Di sisi lain, Fifandra Ardiansyah Daud, pemuda dari Maluku Utara, yang dipercaya sebagai Komandan Kelompok 8, memimpin pengibaran bendera. “Gugup pasti, tapi saya fokus dan rileks. Ini adalah tugas negara dan saya merasa sangat bangga bisa melakukannya,” ujarnya. Kepercayaan yang diberikan padanya adalah anugerah yang tak ternilai. Ia pun menilai bahwa pencapaiannya hingga titik ini adalah berkat doa kedua orang tuanya, terutama ibunya. “Saya juga berterima kasih sama ibu saya karena kalau bukan karena doa ibu saya, saya tidak akan sampai di titik ini,” ungkapnya.
Andre Roland dari Papua Pegunungan, yang bertugas sebagai Komandan Kelompok 17, merasa sangat terhormat bisa berdiri di depan Presiden dan seluruh bangsa Indonesia. “Pengalamannya saya sangat bahagia dan bangga bisa tampil di depan Bapak Presiden dan khususnya menjadi Danpok 17, yang memimpin jalannya upacara juga,” ucapnya. Bagi Andre, semangat dan doa dari keluarga serta teman-temannya di Wamena adalah sumber kekuatan yang membuatnya mampu menjalankan tugas dengan sempurna.
Suara Masyarakat yang Bangga dan Penuh Harapan
Tidak hanya para pemuda yang merasakan kebanggaan, masyarakat yang hadir pun merasakan hal yang sama. Edi Sopyan, seorang warga suku Dayak Benuaq asal Kalimantan Timur, tidak bisa menyembunyikan rasa bangganya. “Bangga, sangat bangga, karena ini memang momen pertama dan kita masyarakat biasa diundang ke sini,” ujarnya.
Edi juga beruntung mendapat sepeda dari Presiden Jokowi karena mengenakan pakaian adat yang memadukan elemen dari Kalimantan Barat, Kalimantan Timur, dan Kalimantan Tengah, mencerminkan semangat kebinekaan yang menjadi ciri khas Indonesia. “Kami berharap IKN terus berlanjut sehingga ini berdampak khususnya masyarakat di Kalimantan,” tuturnya, menyuarakan harapan bagi masa depan Ibu Kota Nusantara.

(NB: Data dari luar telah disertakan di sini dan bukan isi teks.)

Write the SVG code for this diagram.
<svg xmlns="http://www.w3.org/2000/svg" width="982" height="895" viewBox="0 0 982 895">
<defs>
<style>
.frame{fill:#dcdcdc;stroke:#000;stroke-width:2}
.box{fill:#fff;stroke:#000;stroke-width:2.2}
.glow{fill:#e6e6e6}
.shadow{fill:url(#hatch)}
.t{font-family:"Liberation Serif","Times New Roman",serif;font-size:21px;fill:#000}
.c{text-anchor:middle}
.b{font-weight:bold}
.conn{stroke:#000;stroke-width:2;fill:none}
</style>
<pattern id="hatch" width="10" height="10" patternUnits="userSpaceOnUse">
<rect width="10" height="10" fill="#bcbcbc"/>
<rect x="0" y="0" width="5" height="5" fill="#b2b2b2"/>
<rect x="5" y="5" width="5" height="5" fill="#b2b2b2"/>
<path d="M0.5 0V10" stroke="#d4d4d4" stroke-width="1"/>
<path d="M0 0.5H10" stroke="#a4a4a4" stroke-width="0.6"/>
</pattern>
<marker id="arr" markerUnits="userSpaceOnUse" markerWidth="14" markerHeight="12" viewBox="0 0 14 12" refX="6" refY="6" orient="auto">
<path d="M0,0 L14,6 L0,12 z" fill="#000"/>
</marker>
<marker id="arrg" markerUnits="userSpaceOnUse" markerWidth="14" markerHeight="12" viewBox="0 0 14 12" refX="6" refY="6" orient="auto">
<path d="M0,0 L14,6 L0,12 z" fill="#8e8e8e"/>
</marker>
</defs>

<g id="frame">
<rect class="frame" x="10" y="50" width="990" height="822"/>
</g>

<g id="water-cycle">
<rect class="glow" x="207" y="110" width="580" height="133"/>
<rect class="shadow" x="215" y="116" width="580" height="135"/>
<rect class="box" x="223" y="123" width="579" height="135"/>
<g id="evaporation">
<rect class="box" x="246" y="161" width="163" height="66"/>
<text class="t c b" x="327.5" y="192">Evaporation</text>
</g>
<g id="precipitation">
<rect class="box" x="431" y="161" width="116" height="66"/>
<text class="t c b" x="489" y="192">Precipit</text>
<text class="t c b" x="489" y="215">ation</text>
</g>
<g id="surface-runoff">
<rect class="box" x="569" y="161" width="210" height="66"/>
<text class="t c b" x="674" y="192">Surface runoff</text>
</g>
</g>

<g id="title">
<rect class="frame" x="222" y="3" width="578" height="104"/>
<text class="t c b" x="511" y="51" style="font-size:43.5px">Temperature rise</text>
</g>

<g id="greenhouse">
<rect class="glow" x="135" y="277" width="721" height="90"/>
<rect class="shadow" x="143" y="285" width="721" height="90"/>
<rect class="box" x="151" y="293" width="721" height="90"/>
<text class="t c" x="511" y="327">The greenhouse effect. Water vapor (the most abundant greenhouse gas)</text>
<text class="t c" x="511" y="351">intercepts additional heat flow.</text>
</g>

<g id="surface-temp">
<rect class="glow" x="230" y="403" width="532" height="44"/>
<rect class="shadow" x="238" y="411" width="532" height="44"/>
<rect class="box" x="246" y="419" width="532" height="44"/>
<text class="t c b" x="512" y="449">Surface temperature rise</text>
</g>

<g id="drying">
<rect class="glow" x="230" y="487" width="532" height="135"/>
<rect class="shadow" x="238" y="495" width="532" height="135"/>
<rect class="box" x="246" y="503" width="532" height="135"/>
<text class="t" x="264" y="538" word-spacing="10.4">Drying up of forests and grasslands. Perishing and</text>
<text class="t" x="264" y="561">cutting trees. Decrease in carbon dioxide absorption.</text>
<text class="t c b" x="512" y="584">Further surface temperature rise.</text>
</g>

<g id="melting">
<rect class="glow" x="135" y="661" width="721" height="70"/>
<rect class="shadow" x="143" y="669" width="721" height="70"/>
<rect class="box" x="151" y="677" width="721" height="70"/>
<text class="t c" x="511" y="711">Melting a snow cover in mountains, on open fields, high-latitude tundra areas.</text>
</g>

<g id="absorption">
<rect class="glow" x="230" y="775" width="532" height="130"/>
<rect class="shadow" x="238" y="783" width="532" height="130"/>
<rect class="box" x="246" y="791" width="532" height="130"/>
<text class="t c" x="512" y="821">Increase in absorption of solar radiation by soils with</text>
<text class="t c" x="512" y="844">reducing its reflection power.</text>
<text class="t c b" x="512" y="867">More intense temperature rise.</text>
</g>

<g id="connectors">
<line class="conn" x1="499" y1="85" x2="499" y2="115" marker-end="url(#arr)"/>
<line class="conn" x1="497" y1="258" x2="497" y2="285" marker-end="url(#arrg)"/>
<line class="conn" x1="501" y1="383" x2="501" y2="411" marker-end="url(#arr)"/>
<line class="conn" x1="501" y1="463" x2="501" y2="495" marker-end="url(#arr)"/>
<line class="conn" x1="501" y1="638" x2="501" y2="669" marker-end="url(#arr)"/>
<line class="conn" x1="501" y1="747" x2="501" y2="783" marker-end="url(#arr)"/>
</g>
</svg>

Eka, seorang warga Balikpapan, menyatakan kekagumannya terhadap kemajuan pesat pembangunan ibu kota baru ini. “Dari yang awal saya datang ke IKN cuma hutan-hutan, jalanannya belum sebagus ini, dan ternyata progres dalam jangka waktu kurang dari 1 tahun sudah jadi semegah ini, luar biasa sekali,” ucapnya penuh takjub. Eka juga berharap Presiden terpilih, Prabowo Subianto, bersama Wakil Presiden Gibran Rakabuming, dapat melanjutkan pembangunan IKN.
Selompok anak muda dari Sulawesi, Tutut, Retno, dan Hajra, juga merasa bangga dapat menjadi bagian dalam upacara perdana di Ibu Kota Nusantara. “Berkesan banget karena ini merupakan upacara pertama kalinya selain di ibu kota Jakarta, dan ini merupakan ibu kota baru dan pertama kali dirayakan 17 Agustus di sini,” kata Hajra dan teman-temannya dengan antusias.

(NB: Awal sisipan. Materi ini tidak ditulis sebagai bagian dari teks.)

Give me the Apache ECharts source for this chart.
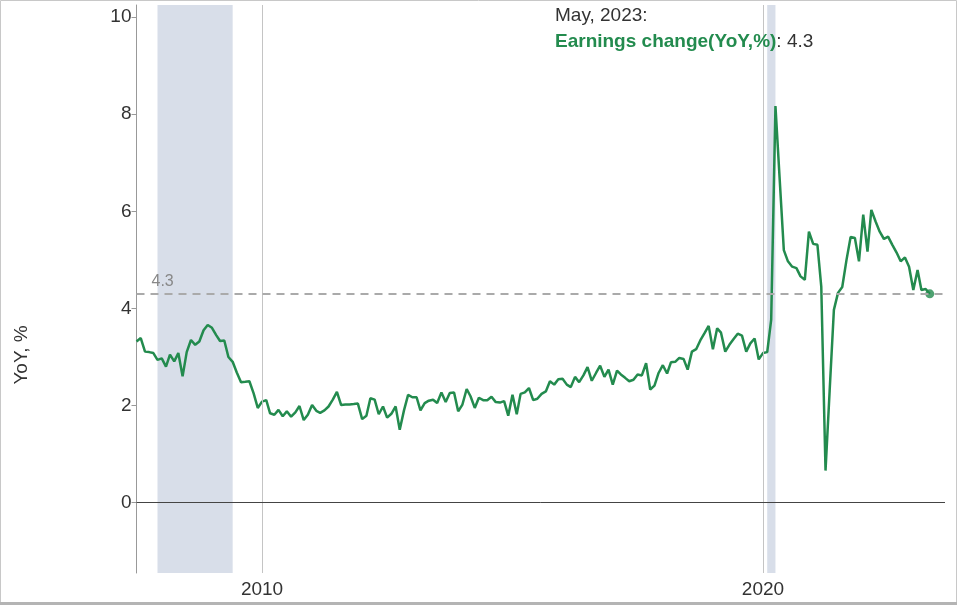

Mereka juga sepakat bahwa pembangunan Ibu Kota Nusantara adalah sesuatu yang luar biasa. Menurutnya, IKN sangat maju dan upaya pelestarian lingkungannya masih tetap terjaga di tengah pembangunan masif. “Konsepnya sendiri merupakan kota hijau di mana bisa dilihat sekitar wilayah IKN ini masih banyak pohon-pohon yang masih asli, yang benar-benar asli dari hutan itu sendiri,” ucap Retno.

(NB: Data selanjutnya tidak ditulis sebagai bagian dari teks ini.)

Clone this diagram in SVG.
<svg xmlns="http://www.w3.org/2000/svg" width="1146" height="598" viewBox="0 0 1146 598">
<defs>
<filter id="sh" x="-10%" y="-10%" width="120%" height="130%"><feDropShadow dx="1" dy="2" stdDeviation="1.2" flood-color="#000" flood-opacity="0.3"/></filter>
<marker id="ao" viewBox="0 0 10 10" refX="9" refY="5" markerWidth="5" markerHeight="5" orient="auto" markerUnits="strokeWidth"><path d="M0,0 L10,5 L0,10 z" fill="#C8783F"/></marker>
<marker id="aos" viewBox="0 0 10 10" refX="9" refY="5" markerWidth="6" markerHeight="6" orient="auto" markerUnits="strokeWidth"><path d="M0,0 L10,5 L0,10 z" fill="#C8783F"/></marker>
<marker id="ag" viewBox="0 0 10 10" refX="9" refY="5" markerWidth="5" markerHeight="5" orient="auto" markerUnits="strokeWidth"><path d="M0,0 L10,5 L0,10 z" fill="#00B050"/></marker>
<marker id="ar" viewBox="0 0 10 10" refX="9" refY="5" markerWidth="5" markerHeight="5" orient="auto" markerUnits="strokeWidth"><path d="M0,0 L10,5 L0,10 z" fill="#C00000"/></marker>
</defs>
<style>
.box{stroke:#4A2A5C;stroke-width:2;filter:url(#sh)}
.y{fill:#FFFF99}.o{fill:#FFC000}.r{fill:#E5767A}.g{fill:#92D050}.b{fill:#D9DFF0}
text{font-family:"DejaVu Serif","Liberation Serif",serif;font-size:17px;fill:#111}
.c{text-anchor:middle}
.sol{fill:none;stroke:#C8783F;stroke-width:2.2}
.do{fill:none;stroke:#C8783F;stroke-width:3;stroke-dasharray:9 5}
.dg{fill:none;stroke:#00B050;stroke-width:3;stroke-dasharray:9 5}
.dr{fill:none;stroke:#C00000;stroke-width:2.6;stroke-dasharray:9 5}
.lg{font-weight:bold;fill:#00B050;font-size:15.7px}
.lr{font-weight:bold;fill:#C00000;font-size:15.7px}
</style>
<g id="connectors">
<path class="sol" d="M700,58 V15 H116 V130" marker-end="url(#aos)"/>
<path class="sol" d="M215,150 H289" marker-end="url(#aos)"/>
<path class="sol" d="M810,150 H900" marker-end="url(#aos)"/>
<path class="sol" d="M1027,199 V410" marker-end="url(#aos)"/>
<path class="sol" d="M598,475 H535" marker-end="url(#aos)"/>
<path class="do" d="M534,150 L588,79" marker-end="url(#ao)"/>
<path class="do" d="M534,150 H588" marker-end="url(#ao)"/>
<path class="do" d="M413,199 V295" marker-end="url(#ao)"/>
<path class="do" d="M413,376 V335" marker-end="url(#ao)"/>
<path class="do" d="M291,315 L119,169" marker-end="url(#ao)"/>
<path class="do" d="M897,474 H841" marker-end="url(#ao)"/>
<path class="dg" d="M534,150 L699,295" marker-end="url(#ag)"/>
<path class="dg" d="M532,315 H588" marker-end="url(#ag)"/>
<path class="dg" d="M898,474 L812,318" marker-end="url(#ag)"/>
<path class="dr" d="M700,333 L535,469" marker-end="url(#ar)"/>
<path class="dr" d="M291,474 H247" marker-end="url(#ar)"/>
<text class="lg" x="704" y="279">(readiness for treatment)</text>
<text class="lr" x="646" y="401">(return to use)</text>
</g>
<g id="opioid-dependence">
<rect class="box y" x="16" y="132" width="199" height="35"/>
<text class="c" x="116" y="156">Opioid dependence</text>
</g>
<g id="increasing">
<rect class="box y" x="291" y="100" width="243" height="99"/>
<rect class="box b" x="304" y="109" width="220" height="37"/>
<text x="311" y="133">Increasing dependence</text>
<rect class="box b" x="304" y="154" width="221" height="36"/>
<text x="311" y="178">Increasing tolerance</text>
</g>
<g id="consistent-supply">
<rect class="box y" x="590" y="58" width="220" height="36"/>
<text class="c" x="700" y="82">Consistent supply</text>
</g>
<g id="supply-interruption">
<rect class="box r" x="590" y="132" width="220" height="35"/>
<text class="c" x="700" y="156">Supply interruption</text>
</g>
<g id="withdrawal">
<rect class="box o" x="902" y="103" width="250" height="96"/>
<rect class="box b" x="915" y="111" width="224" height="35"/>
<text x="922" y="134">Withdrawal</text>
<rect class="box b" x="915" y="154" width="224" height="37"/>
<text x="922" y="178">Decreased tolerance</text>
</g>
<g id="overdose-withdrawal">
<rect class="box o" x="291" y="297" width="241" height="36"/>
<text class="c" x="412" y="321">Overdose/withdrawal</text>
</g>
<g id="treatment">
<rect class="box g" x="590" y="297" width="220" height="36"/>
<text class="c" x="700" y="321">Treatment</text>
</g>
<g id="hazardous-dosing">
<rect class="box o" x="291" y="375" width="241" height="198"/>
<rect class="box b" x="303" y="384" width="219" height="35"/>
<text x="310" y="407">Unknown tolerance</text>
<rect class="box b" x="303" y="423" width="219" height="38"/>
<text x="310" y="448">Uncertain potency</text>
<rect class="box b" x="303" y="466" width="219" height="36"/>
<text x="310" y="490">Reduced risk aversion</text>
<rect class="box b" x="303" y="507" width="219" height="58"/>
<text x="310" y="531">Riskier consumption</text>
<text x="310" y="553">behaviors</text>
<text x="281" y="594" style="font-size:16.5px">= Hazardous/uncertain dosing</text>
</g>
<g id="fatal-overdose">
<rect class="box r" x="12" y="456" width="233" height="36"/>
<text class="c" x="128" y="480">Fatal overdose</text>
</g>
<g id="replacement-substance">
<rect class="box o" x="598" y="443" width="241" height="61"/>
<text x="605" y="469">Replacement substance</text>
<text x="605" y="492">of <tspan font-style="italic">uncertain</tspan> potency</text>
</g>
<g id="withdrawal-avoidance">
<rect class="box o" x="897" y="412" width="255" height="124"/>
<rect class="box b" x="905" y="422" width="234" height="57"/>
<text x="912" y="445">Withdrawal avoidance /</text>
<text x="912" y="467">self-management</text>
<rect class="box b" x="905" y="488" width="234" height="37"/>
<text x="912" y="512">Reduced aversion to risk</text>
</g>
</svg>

Momen Bersejarah di Ibu Kota Nusantara
Di Ibu Kota Nusantara, sejarah baru telah ditorehkan. Pengibaran Sang Merah Putih ini bukan hanya simbol kebangkitan, tetapi juga awal dari perjalanan panjang menuju Indonesia Emas 2045. Para pemuda dan masyarakat ini, dengan segala semangat dan dedikasi, telah menunjukkan bahwa mereka siap menjadi penjaga dan penerus bangsa yang besar ini, sambil mengarungi masa depan yang penuh harapan.